Have you ever asked someone that? Or been asked that? I remember when I had small children, my girlfriends and I would do that: talk about how frustrating it was to repeat something over and over again to no avail; bemoan the always increasing pile of laundry; mourn over the never ending cycle of colds shared throughout the house. We weren't really looking for advice, we were just venting. Venting is not looking for counsel. It's mostly just complaining.
I knew from the beginning of my relationship with my husband that he is a private person. I learned very quickly not to vent to anyone about him. I have, however, sat among a group of women where that happened frequently. And I left those situations wishing I'd had the courage to say, "stop!" Venting about our husbands, (or anyone else for that matter), is a bad idea.
Please, please don't misunderstand me. I am not talking about women who have serious sin issues with a husband, like domestic abuse or addictions like pornography, gambling, or substance abuse. Domestic abuse and addiction are ugly realities that seep into even Christian marriages, and need to be exposed. When a woman wants to discuss serious situations like that, it isn't venting.
Venting isn't about asking for counsel. It is about complaining, and often about fairly insignificant things. Instead of taking these complaints into a conversation with our friends, we ought to discuss them with our husbands, not the world at large.
Venting about husbands is a disrespectful a violation of privacy. I don't want to know the faults of my friend's husband. I just want her to have a good marriage, and I want to support her with my friendship. I want to like my friend's husband, not have my opinion coloured by her complaints.
One way we can show love to our husbands is to speak well of them everywhere. To regularly vent about my husband means I'm not speaking well of him. When a friend continually vents to me, I need to have the courage to suggest she not do it. She needs my support and love, not me nodding my head and agreeing. And if we are silent during such times, will our friend assume our agreement?
Venting in groups is especially problematic, because when one begins, it's often motivation for others to start. It begins to escalate out of control. You know what? I know other people's husbands have faults. Just like you know my husband does. But how is group venting about those faults glorifying God or encouraging anyone? When Paul exhorts women to "respect" their husbands (Eph. 5:33) does that include publicly tearing him down? Would we feel loved by our husbands if they sat among a group of men and tore us down, complaining that we needed to lose a few pounds or take a few cooking lessons?
If you have a friend who comes to you and vents about her husband, criticizing him, do you not think she would do the same about you? Maybe she vents to her husband about you.
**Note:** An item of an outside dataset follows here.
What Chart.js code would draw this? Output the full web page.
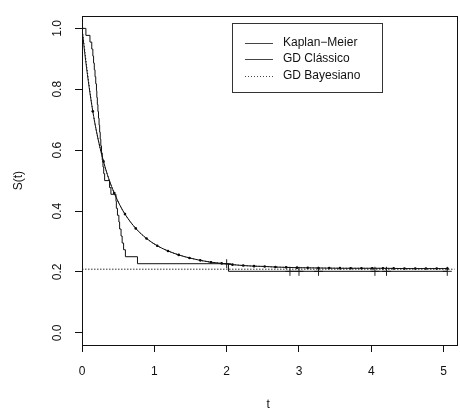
<!DOCTYPE html>
<html>
<head>
<meta charset="utf-8">
<script src="https://cdn.jsdelivr.net/npm/chart.js@4.4.1/dist/chart.umd.min.js"></script>
<style>
  body { margin: 0; background: #fff; }
</style>
</head>
<body>
<canvas id="grafico" width="460" height="412"></canvas>
<script>
// ========================
// Dados
// ========================

// Kaplan-Meier (degraus)
const tempoKM = [0, 0.054, 0.11, 0.135, 0.15, 0.16, 0.17, 0.18, 0.19, 0.2, 0.205, 0.212, 0.22, 0.228,
  0.236, 0.244, 0.252, 0.26, 0.27, 0.28, 0.29, 0.3, 0.313, 0.381, 0.4, 0.47, 0.475, 0.49, 0.51,
  0.52, 0.54, 0.555, 0.575, 0.6, 0.767, 2.025, 5.05];
const survKM = [1.0, 0.977, 0.955, 0.932, 0.909, 0.886, 0.864, 0.841, 0.818, 0.795, 0.773, 0.75, 0.727, 0.705,
  0.682, 0.659, 0.636, 0.614, 0.591, 0.568, 0.545, 0.523, 0.5, 0.477, 0.455, 0.432, 0.409, 0.386, 0.364,
  0.341, 0.318, 0.295, 0.273, 0.25, 0.227, 0.202, 0.202];

// censuras (+)
const tempoCens = [2.0, 2.875, 3.0, 3.27, 4.05, 4.21, 5.05];
const survCens = [0.227, 0.202, 0.202, 0.202, 0.202, 0.202, 0.202];

// Gompertz defectiva clássico
const tempoClassico = [0, 0.05, 0.1, 0.149, 0.2, 0.25, 0.297, 0.37, 0.446, 0.52, 0.594, 0.743, 0.892, 1.04,
  1.189, 1.337, 1.486, 1.635, 1.783, 1.932, 2.08, 2.229, 2.378, 2.526, 2.675, 2.823, 2.972, 3.27, 3.566,
  3.863, 4.16, 4.458, 4.755, 5.052];
const survClassico = [1.0, 0.895, 0.805, 0.728, 0.662, 0.607, 0.563, 0.506, 0.459, 0.421, 0.39, 0.343, 0.31, 0.286,
  0.269, 0.256, 0.246, 0.238, 0.232, 0.228, 0.224, 0.221, 0.219, 0.218, 0.216, 0.215, 0.214, 0.213, 0.212,
  0.212, 0.212, 0.211, 0.211, 0.211];

// Gompertz defectiva bayesiano
const tempoBayes = [0, 0.149, 0.297, 0.446, 0.594, 0.743, 0.892, 1.04, 1.189, 1.337, 1.486, 1.635, 1.783, 1.932,
  2.08, 2.229, 2.378, 2.526, 2.675, 2.823, 2.972, 3.121, 3.269, 3.418, 3.566, 3.715, 3.864, 4.012, 4.161,
  4.309, 4.458, 4.607, 4.755, 4.904, 5.052];
const survBayes = [1.0, 0.728, 0.563, 0.459, 0.39, 0.343, 0.31, 0.286, 0.269, 0.256, 0.246, 0.238, 0.232, 0.228,
  0.224, 0.221, 0.219, 0.218, 0.216, 0.215, 0.214, 0.2135, 0.213, 0.2127, 0.2124, 0.2121, 0.212, 0.2118, 0.2117,
  0.2116, 0.2115, 0.2115, 0.2114, 0.2114, 0.2114];

// fração de cura (linha pontilhada horizontal)
const tempoCura = [0, 5.2];
const survCura = [0.209, 0.209];

// eixos
const ticksX = [0, 1, 2, 3, 4, 5];
const ticksY = [0, 0.2, 0.4, 0.6, 0.8, 1.0];

const pontos = (xs, ys) => xs.map((x, i) => ({ x: x, y: ys[i] }));

// ========================
// Plugins
// ========================

const fonte = '"Liberation Sans", Arial, Helvetica, sans-serif';

const caixa = {
  id: 'caixa',
  afterDatasetsDraw(chart) {
    const a = chart.chartArea;
    const ctx = chart.ctx;
    ctx.save();
    ctx.strokeStyle = '#111';
    ctx.lineWidth = 1;
    ctx.strokeRect(Math.round(a.left) + 0.5, Math.round(a.top) + 0.5,
      Math.round(a.right - a.left) + 2, Math.round(a.bottom - a.top));
    ctx.restore();
  }
};

const legenda = {
  id: 'legenda',
  afterDraw(chart) {
    const ctx = chart.ctx;
    const itens = chart.data.datasets.filter(d => d.naLegenda);
    ctx.save();
    ctx.fillStyle = '#fff';
    ctx.fillRect(232.5, 23.5, 150, 69);
    ctx.strokeStyle = '#333';
    ctx.lineWidth = 1;
    ctx.strokeRect(232.5, 23.5, 150, 69);
    ctx.font = '12px ' + fonte;
    ctx.textBaseline = 'middle';
    itens.forEach((d, i) => {
      const y = 42.5 + i * 16.5;
      ctx.strokeStyle = '#444';
      ctx.setLineDash(d.borderDash || []);
      ctx.beginPath();
      ctx.moveTo(245, Math.round(y) + 0.5);
      ctx.lineTo(273, Math.round(y) + 0.5);
      ctx.stroke();
      ctx.setLineDash([]);
      ctx.fillStyle = '#111';
      ctx.fillText(d.label, 283, y);
    });
    ctx.restore();
  }
};

// ========================
// Gráfico
// ========================

const ctx = document.getElementById('grafico').getContext('2d');

new Chart(ctx, {
  type: 'line',
  data: {
    datasets: [
      {
        label: 'Kaplan\u2212Meier',
        naLegenda: true,
        data: pontos(tempoKM, survKM),
        stepped: true,
        borderColor: '#111',
        borderWidth: 1,
        pointRadius: 0
      },
      {
        label: 'GD Cl\u00e1ssico',
        naLegenda: true,
        data: pontos(tempoClassico, survClassico),
        cubicInterpolationMode: 'monotone',
        borderColor: '#111',
        borderWidth: 1,
        pointRadius: 0
      },
      {
        label: 'GD Bayesiano',
        naLegenda: true,
        data: pontos(tempoBayes, survBayes),
        cubicInterpolationMode: 'monotone',
        borderColor: '#111',
        borderWidth: 1,
        borderDash: [1, 2],
        pointRadius: 1.3,
        pointBorderWidth: 0,
        pointBackgroundColor: '#000'
      },
      {
        label: 'cura',
        data: pontos(tempoCura, survCura),
        borderColor: '#333',
        borderWidth: 1,
        borderDash: [1.5, 1.5],
        pointRadius: 0
      },
      {
        label: 'censura',
        data: pontos(tempoCens, survCens),
        showLine: false,
        pointStyle: 'cross',
        pointRadius: 4.5,
        pointBorderWidth: 1,
        pointBorderColor: '#222'
      }
    ]
  },
  options: {
    responsive: false,
    animation: false,
    devicePixelRatio: 1,
    layout: { padding: { top: 12, right: 0, bottom: 0, left: 0 } },
    plugins: {
      legend: { display: false },
      tooltip: { enabled: false }
    },
    scales: {
      x: {
        type: 'linear',
        min: 0,
        max: 5.15,
        afterBuildTicks: s => { s.ticks = ticksX.map(v => ({ value: v })); },
        afterFit: s => { s.height = 67; },
        grid: { drawOnChartArea: false, tickLength: 7, tickColor: '#111', color: '#111' },
        border: { color: '#111', width: 1 },
        ticks: {
          color: '#111',
          padding: 12,
          maxRotation: 0,
          font: { family: fonte, size: 12 },
          callback: v => String(v)
        },
        title: {
          display: true,
          text: 't',
          color: '#111',
          padding: { top: 0, bottom: 0 },
          font: { family: fonte, size: 12 }
        }
      },
      y: {
        type: 'linear',
        min: -0.04,
        max: 1.04,
        afterBuildTicks: s => { s.ticks = ticksY.map(v => ({ value: v })); },
        afterFit: s => { s.width = 82; },
        grid: { drawOnChartArea: false, tickLength: 7, tickColor: '#111', color: '#111' },
        border: { color: '#111', width: 1 },
        ticks: {
          color: '#111',
          padding: 9,
          minRotation: 90,
          maxRotation: 90,
          crossAlign: 'center',
          font: { family: fonte, size: 12 },
          callback: v => v.toFixed(1)
        },
        title: {
          display: true,
          text: 'S(t)',
          color: '#111',
          padding: { top: 11, bottom: 0 },
          font: { family: fonte, size: 12 }
        }
      }
    }
  },
  plugins: [caixa, legenda]
});
</script>
</body>
</html>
We need to overlook petty differences, determine what is a serious issue, and prayerfully consider how to cope with them. When we have serious problems we should be careful about whom we allow into those situations and limit it to a very few trusted individuals. My suggestion would be a pastor, older woman, or relative.
Speak well of your husband in public. Be an example to other wives around you, and keep those petty complaints about your husband to yourself. Before you share that story with your friends, ask yourself if it's a violation of your husband's privacy, and ask what the purpose is. If there is no good purpose, silence is better.